Performing Operations on the Distributed Map
Once the distributed map is initialized, you can perform various operations such as putting, getting, and removing key-value pairs. Here’s a simple example:
// Put a key-value pair into the distributed map
distributedMap.put("key1", "value1");
// Retrieve the value associated with a key from the distributed map
String value = distributedMap.get("key1");
// Remove a key-value pair from the distributed map
String removedValue = distributedMap.remove("key1");
By using Hazelcast's distributed map, you can store and retrieve data across the cluster seamlessly, without having to worry about the underlying distribution and synchronization mechanisms.
Closing Remarks
In conclusion, Hazelcast's distributed data structures are a powerful addition to any Java developer's toolkit when it comes to building distributed systems. They offer scalability, performance, and fault tolerance, making them well-suited for a wide range of distributed applications.

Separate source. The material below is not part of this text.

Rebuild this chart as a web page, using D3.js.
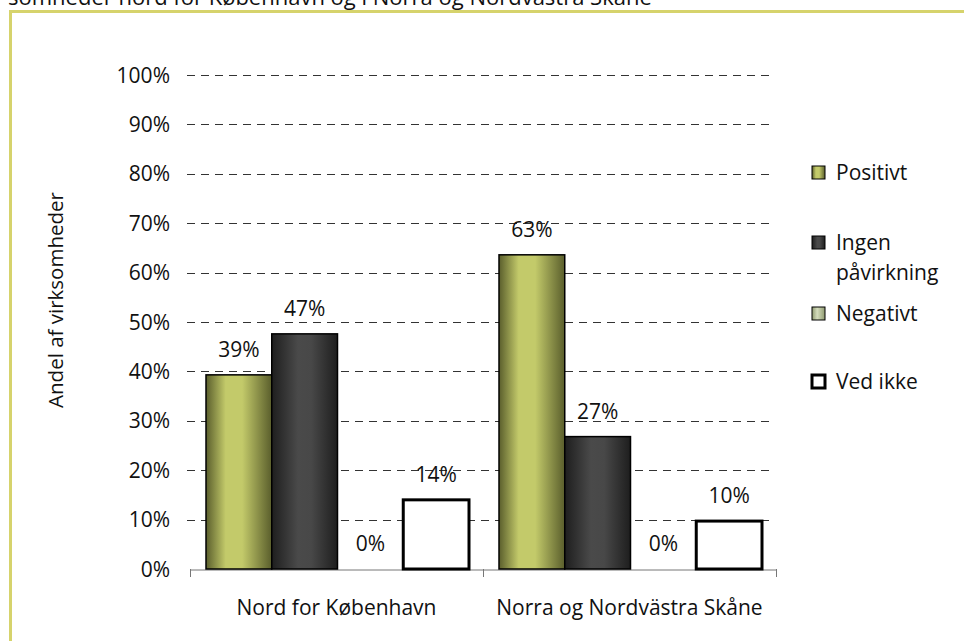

In this article, we have only scratched the surface of what is possible with Hazelcast's distributed data structures. To delve deeper into this topic and explore more advanced use cases, I recommend referring to the official Hazelcast documentation.
So, the next time you find yourself working on a distributed Java application, consider leveraging the capabilities of Hazelcast's distributed data structures to simplify and streamline your data management needs.
Start exploring Hazelcast's distributed data structures today and unlock the full potential of your distributed Java applications!